Say how many lines hold the string "this"; please write nothing but the number.

[A block of data]
★ ★ ★ ★ ★ ★ ★
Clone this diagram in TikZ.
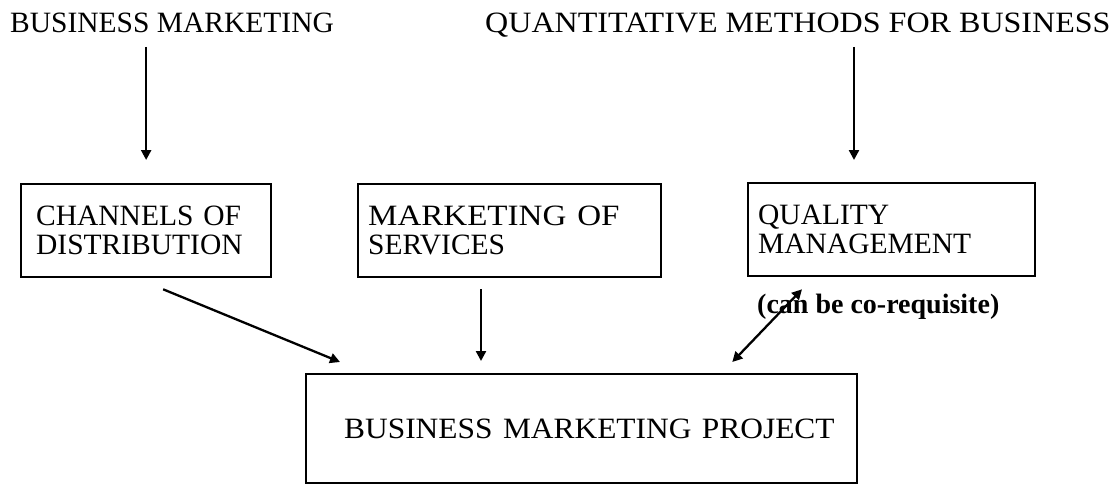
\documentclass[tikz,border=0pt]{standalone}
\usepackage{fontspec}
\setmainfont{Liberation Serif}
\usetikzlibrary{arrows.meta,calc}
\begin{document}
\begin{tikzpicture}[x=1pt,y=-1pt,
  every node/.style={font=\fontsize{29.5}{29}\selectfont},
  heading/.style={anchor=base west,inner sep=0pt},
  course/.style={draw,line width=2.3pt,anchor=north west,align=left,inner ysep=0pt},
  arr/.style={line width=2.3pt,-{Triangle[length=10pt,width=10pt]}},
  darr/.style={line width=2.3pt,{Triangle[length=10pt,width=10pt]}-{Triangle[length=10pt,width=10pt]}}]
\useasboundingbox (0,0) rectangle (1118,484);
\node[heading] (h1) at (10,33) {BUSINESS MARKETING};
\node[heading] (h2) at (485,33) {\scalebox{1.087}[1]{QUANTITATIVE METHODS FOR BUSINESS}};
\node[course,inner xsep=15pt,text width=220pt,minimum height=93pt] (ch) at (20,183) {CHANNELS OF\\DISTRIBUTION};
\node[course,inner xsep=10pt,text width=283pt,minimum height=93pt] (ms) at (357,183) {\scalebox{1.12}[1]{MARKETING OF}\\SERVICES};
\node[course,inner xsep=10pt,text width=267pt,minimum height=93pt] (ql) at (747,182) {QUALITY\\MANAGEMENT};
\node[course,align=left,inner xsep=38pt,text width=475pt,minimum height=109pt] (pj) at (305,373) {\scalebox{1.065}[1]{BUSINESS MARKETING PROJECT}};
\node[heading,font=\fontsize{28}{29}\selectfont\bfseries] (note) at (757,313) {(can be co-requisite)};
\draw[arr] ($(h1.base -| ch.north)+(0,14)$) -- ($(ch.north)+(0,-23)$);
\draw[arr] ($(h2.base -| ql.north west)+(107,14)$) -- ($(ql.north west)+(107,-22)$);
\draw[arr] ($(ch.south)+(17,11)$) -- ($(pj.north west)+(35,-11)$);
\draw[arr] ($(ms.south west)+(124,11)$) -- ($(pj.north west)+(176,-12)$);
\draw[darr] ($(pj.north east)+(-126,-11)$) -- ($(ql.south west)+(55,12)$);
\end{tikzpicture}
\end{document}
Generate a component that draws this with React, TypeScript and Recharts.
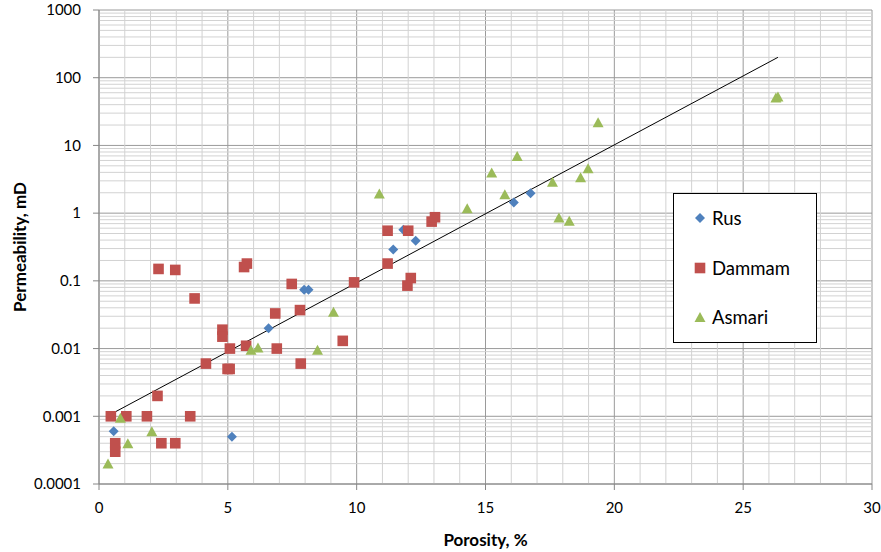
★ ★ ★ ★ ★ ★ ★
- _THE OUTPUT_:
2